Regard Teams Up With OpenAI to Develop Chatbot Functionality Built On GPT-4

Regard Teams Up With OpenAI to Develop Chatbot Functionality Built On GPT-4

Regard is adding new capabilities to its chief product, an AI co-pilot that helps clinicians diagnose medical conditions. On Monday, the Los Angeles-based startup announced it is teaming up with OpenAI to release new chatbot functionalities built on OpenAI’s large language model GPT-4.

The startup was founded in 2017 by Eli Ben-Joseph, Nate Wilson and Thomas Moulia — they created the startup after they abandoned their plans to go to medical school.

“We all took the MCAT, but all three of us hit the brakes and turned away from that path. For me, personally, I turned away from going into medical school because many of the doctors that I shadowed didn’t seem very happy,” said Ben-Joseph, who serves as Regard’s CEO.

A decade later, the clinical burnout crisis is even more acute. This is due to the fact that healthcare has experienced an explosion of data availability in recent years, but the tools that clinicians are given to take advantage of that data haven’t changed, Ben-Joseph explained. Without workflow-specific automation tools, clinicians are left combing through this data manually.

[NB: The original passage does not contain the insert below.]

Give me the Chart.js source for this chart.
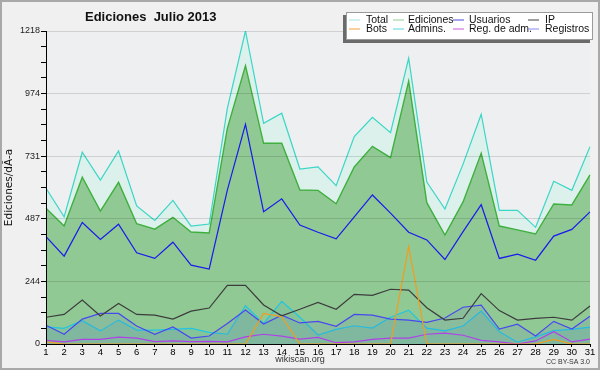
<!DOCTYPE html>
<html>
<head>
<meta charset="utf-8">
<script src="https://cdn.jsdelivr.net/npm/chart.js@4.4.1/dist/chart.umd.min.js"></script>
<style>
html,body{margin:0;padding:0;background:#f0f0f0;}
canvas{display:block;}
</style>
</head>
<body>
<canvas id="c" width="600" height="370"></canvas>
<script>
// ---- data ----
const days = ['1','2','3','4','5','6','7','8','9','10','11','12','13','14','15','16','17','18','19','20','21','22','23','24','25','26','27','28','29','30','31'];
const total     = [606,495,746,638,751,537,481,559,459,467,917,1218,859,898,681,689,616,807,882,822,1112,630,525,700,894,520,520,454,633,598,768];
const ediciones = [528,459,649,517,629,468,447,493,436,432,839,1083,781,781,599,598,546,689,769,725,1023,550,424,553,742,459,444,428,545,541,658];
const usuarios  = [418,342,473,407,466,355,333,396,307,292,599,855,515,565,463,435,409,495,580,509,435,405,329,437,542,333,350,326,420,446,514];
const ip        = [104,115,171,109,158,115,112,97,128,140,228,228,152,110,135,162,135,193,189,213,210,141,93,100,196,130,93,100,104,93,148];
const bots      = [8,0,0,0,0,0,0,0,0,0,0,0,119,106,0,0,0,0,0,0,379,0,0,0,0,0,0,0,18,0,0];
const admins    = [67,61,91,51,93,54,54,57,61,45,38,149,80,166,104,35,57,71,62,104,132,62,51,70,128,48,7,28,52,57,66];
const regAdm    = [14,8,18,18,27,23,9,12,9,10,8,28,38,31,19,26,5,8,18,23,23,38,42,34,14,8,0,12,48,8,19];
const registros = [73,38,97,119,119,70,38,66,23,31,80,132,78,112,82,88,69,115,112,97,93,84,101,143,151,58,77,31,88,58,108];
const yTickLabels = ['0','244','487','731','974','1218'];
const yMax = 1218;
const seriesNames = ['Total','Ediciones','Usuarios','IP','Bots','Admins.','Reg. de adm.','Registros'];
const titleText = 'Ediciones  Julio 2013';
const yTitle = 'Ediciones/dÃ-a';

const FONT = "'Liberation Sans', Arial, sans-serif";
const legendColors = ['#a8e6dc','#8fd08f','#4c4cdc','#404040','#f5a040','#55d5e0','#cc55dd','#8888ee'];

function ds(i, data, color, extra) {
  return Object.assign({
    label: seriesNames[i], data: data, borderColor: color, borderWidth: 1.2,
    pointRadius: 0, tension: 0, fill: false, legendColor: legendColors[i]
  }, extra || {});
}

const datasets = [
  ds(0, total, '#3ad6c6', {fill: 'origin', backgroundColor: '#dcf1eb', order: 10}),
  ds(1, ediciones, '#3fb03f', {fill: 'origin', backgroundColor: '#90c994', order: 9, borderWidth: 1.4}),
  ds(2, usuarios, '#1a1aee', {order: 3}),
  ds(3, ip, '#3c3c3c', {order: 4}),
  ds(4, bots, '#f39c1e', {order: 1}),
  ds(5, admins, '#22c6e0', {fill: 'origin', backgroundColor: 'rgba(40,150,200,0.10)', order: 6}),
  ds(6, regAdm, '#b040e8', {order: 2}),
  ds(7, registros, '#4848f0', {fill: 'origin', backgroundColor: 'rgba(90,90,230,0.10)', order: 5})
];

const decor = {
  id: 'decor',
  beforeDraw(chart) {
    const ctx = chart.ctx, a = chart.chartArea;
    ctx.save();
    ctx.fillStyle = '#f0f0f0';
    ctx.fillRect(0, 0, chart.width, chart.height);
    ctx.fillStyle = '#edeff0';
    ctx.fillRect(a.left, a.top, a.right - a.left, a.bottom - a.top);
    ctx.strokeStyle = '#a9a9a9';
    ctx.lineWidth = 2;
    ctx.strokeRect(1, 1, chart.width - 2, chart.height - 2);
    ctx.restore();
  },
  afterDraw(chart) {
    const ctx = chart.ctx;
    ctx.save();
    // title
    ctx.fillStyle = '#111';
    ctx.font = 'bold 13px ' + FONT;
    ctx.textAlign = 'left';
    ctx.textBaseline = 'alphabetic';
    ctx.fillText(titleText, 85, 21);
    // legend box
    const bx = 346, by = 12, bw = 247, bh = 28;
    ctx.fillStyle = '#6a6a6a';
    ctx.fillRect(bx - 3, by + 3, bw, bh);
    ctx.fillStyle = '#ffffff';
    ctx.fillRect(bx, by, bw, bh);
    ctx.strokeStyle = '#9a9a9a';
    ctx.lineWidth = 1;
    ctx.strokeRect(bx + 0.5, by + 0.5, bw - 1, bh - 1);
    const colSw = [349, 393, 453, 528];
    const colTx = [366, 408, 469, 545];
    const rowY = [19.5, 28.5];
    ctx.font = '10.5px ' + FONT;
    ctx.textBaseline = 'middle';
    chart.data.datasets.forEach((d, i) => {
      const c = i % 4, r = Math.floor(i / 4);
      ctx.strokeStyle = d.legendColor;
      ctx.lineWidth = 1;
      ctx.beginPath();
      ctx.moveTo(colSw[c], rowY[r] + 0.5);
      ctx.lineTo(colSw[c] + 11, rowY[r] + 0.5);
      ctx.stroke();
      ctx.fillStyle = '#111';
      ctx.fillText(d.label, colTx[c], rowY[r] + 0.5);
    });
    // footer
    ctx.fillStyle = '#333';
    ctx.font = '9px ' + FONT;
    ctx.textAlign = 'center';
    ctx.fillText('wikiscan.org', 300, 360);
    ctx.font = '7px ' + FONT;
    ctx.textAlign = 'right';
    ctx.fillText('CC BY-SA 3.0', 590, 362);
    ctx.restore();
  }
};

new Chart(document.getElementById('c'), {
  type: 'line',
  data: { labels: days, datasets: datasets },
  plugins: [decor],
  options: {
    responsive: false,
    animation: false,
    devicePixelRatio: 1,
    layout: { padding: { top: 31, right: 10, left: 0, bottom: 0 } },
    plugins: { legend: { display: false }, title: { display: false }, tooltip: { enabled: false } },
    scales: {
      x: {
        type: 'category',
        offset: false,
        afterFit: s => { s.height = 26; },
        grid: { drawOnChartArea: false, color: '#000', tickLength: 3 },
        border: { color: '#000', z: 1 },
        ticks: { color: '#000', font: { size: 9.5, family: FONT }, padding: 0, maxRotation: 0, autoSkip: false }
      },
      y: {
        min: 0, max: yMax,
        afterFit: s => { s.width = 46; },
        afterBuildTicks: s => {
          const t = [];
          for (let i = 0; i <= 20; i++) t.push({ value: yMax * i / 20 });
          s.ticks = t;
        },
        grid: {
          z: 1,
          color: c => (c.index % 4 === 0 && c.index > 0) ? 'rgba(0,0,0,0.13)' : 'rgba(0,0,0,0)',
          tickColor: '#000',
          tickLength: 5
        },
        border: { color: '#000', z: 1 },
        ticks: {
          color: '#222',
          font: { size: 9, family: FONT },
          padding: 1,
          callback: (v, i) => (i % 4 === 0 ? yTickLabels[i / 4] : '')
        },
        title: { display: true, text: yTitle, color: '#111', font: { size: 10.5, family: "'DejaVu Sans', sans-serif" }, padding: { top: 3, bottom: 0 } }
      }
    }
  }
});
</script>
</body>
</html>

Regard’s mission is to provide health systems with software that helps doctors and nurses take advantage of all the data in the EHR, Ben-Joseph declared. With this technology, clinicians don’t have to spend the entire patient visit looking at their screen and typing, he pointed out. 

The startup’s AI co-pilot is deeply integrated with both Epic and Cerner, Ben-Joseph said. It analyzes patient data from the EHR — including labs, imaging, clinician notes, histories and vitals — and then generates diagnoses. More than 100 hospitals use Regard’s technology — including Penn Highlands Healthcare, an eight-hospital integrated health system in Pennsylvania, and Torrance Memorial Medical Center, a 512-bed hospital in California.

Regard will build its newest functionality, named Max, on GPT-4. Max can be thought of like an “AI doctor assistant,” Ben-Joseph said. It is being designed so that clinicians can ask the tool things like “What medications was this patient on this week?” or “Can you give me a summary of what was going on with his patient before they were admitted?” and get instant answers. 

The startup’s new pilot LLM functionality will automatically draft portions of clinical notes by harnessing data from the EHR. It will also search through patient data rapidly to provide clinicians with an autocomplete functionality that helps them save time as they finish up documentation.

Healthcare’s generative AI market is quickly becoming a crowded one, with more and more companies rolling out tools to help alleviate clinical burnout. But Ben-Joseph contends that Regard can stand out from other companies in the space, such as Abridge and DeepScribe.

“We’re quite different from a lot of the scribing companies. They will listen to the conversation and try to transcribe it, but we’re focused primarily on inpatient medicine, where patients are very sick, and there’s a lot of data that is gathered,” he explained. 

Regard is hoping its new partnership with OpenAI will help its technology stand out from the crowd even more. The startup signed a business associate agreement with OpenAI, which allows the parties to exchange data in a HIPAA-compliant manner. The collaboration also gives Regard access to more computing power as it builds out its capabilities.

“The reason we chose OpenAI in particular is because their GPT-4 system is the state of the art right now. We did testing with various other options — we looked at GPT-4, we looked at LLaMA (sold by Meta), we looked at some of the other open source models. GPT-4 gave the best answers, and when you’re working with real patients and doctors and the jobs they do, you need the best of the best,” Ben-Joseph declared. 

OpenAI says that GPT-4 is “10 times more advanced” than its predecessor, GPT-3.5. For instance, GPT-4 passes a simulated bar exam with a score on par with the top 10% of test takers, whereas GPT-3.5’s score was around the bottom 10%. That explains some of the interest from companies like Regard.

“Our mission is to help physicians do the best work that they could possibly do and empower them with technology. This new functionality is something that adds to that mission,” Ben-Joseph declared.